This is a review of "Untitled" recorded by The Butterfly. The review was written by Rob Paul Chapman in 2005.
The world is undoubtedly a better, not to mention considerably more interesting place with The Butterfly in it. Fair enough, the world may not be entirely aware of this just yet, but with a bit of fine-tuning and some more of the general experience of ‘being a band’ you get the impression that exciting things may be on the horizon.
I do hope so, because the biggest single achievement of this disc is proving beyond all doubt that it is still possible to do something genuinely new and interesting with the rock genre and still craft a perfectly accessible record. Frankly, that is something that seems to be sorely lacking in the current world of mainstream music with the industry’s depressing fixation on rehashing old ideas, placing it in new packaging and passing it off as the Emperor’s new clothes.
Before we get too carried away, it should be pointed out that this effort is not without its flaws, and a couple of fairly significant ones at that, but for a first attempt this gives off all the right signals that its perpetrators are on to something.
From a local perspective, The Butterfly sound like the troublesome adolescent offspring of The Scaramanga Six – Theatrical, slightly experimental rock with songs that wouldn’t sound out of place in particularly dark operetta. However there is an endearing petulance about the way that The Butterfly plunder almost every genre and musical sub-culture imaginable whist simultaneously sticking its fingers up to them by mashing them together with maximum disrespect.
With thirteen tracks weighing in at just under an hour this is ambitious stuff for a demo. In fact, this is a big album in almost every sense of the word. I say almost, because for all the worthy intentions the application occasionally fails to scale to the lofty heights of the ambition. This is the record’s first major flaw.
Central to this is the production. You get the impression that compromise isn’t something that The Butterfly are very good at, but one can’t help feeling that deciding to produce this themselves was far from a great idea. Not only is the sound far muddier than it should be, but the lack of third-party quality control means that at times it sails dangerously close to becoming a vanity project.
For a start it’s way too long. With so much going on the brain starts to stop processing after about two thirds of the disc and it is difficult to imagine anyone making it through in one sitting unscathed.

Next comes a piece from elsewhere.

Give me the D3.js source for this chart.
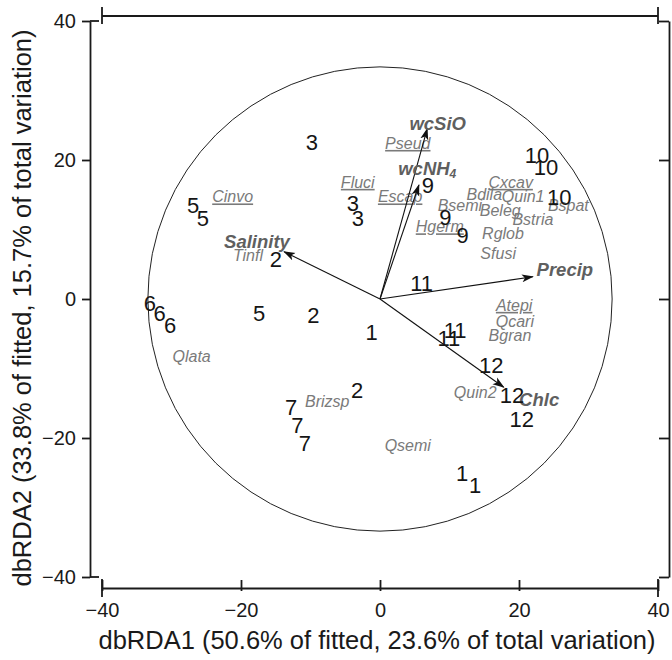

There is rarely a plausible case for any album being over 45 minutes long, but given that the average The Butterfly song contains three times as many ideas as your common or garden alternative band, it would have been safer to shave another five minutes off that to make it digestible.
A band with this much potential needs a firm hand on the tiller, but also a quality technician to organise and prioritise the sounds. To be fair, they deserve it. There is no point in writing creative and appealing music if the listener has to wade through a mushy mix to get there. In fairness, a grungey three-piece would find the production perfectly serviceable, but music like this requires more polish. Although, it should be remembered this is not only a first serious effort, but also a demo. However, if there wasn’t so much potential there would be no point in being so pernickety.
On the plus side though, the music that is here is really rather excellent with barely a repeated idea throughout its entirety. Like A Thief In The Night has the most instant appeal revolving around a scuzzy bass line with shouty vocals and funky drums before launching into a menacing cod-operatic chorus. Boy In the Bubble has an intriguing way of merging a contemporary alt-indie verse with something altogether more abrasive, whilst the diversion into Flamenco-Metal crossover in My Friend Surprise also proves a winner. However, it is the finale Hand In The Fire that really stands out. Subtlety is not a strong suit for The Butterfly, but the blend of the vocal lines here is exceptional.
Ultimately, if The Butterfly can group together and invest in some time in a good studio with a quality producer then they could be capable of something very special indeed. And if I owned Wrath Records or one of the other excellent nurturers of this sort of thing then I’d probably be taking more than a passing interest in their development.
In the meantime, this will do nicely for now, but you can’t help feeling that The Butterfly will look back on this as their chrysalis phase.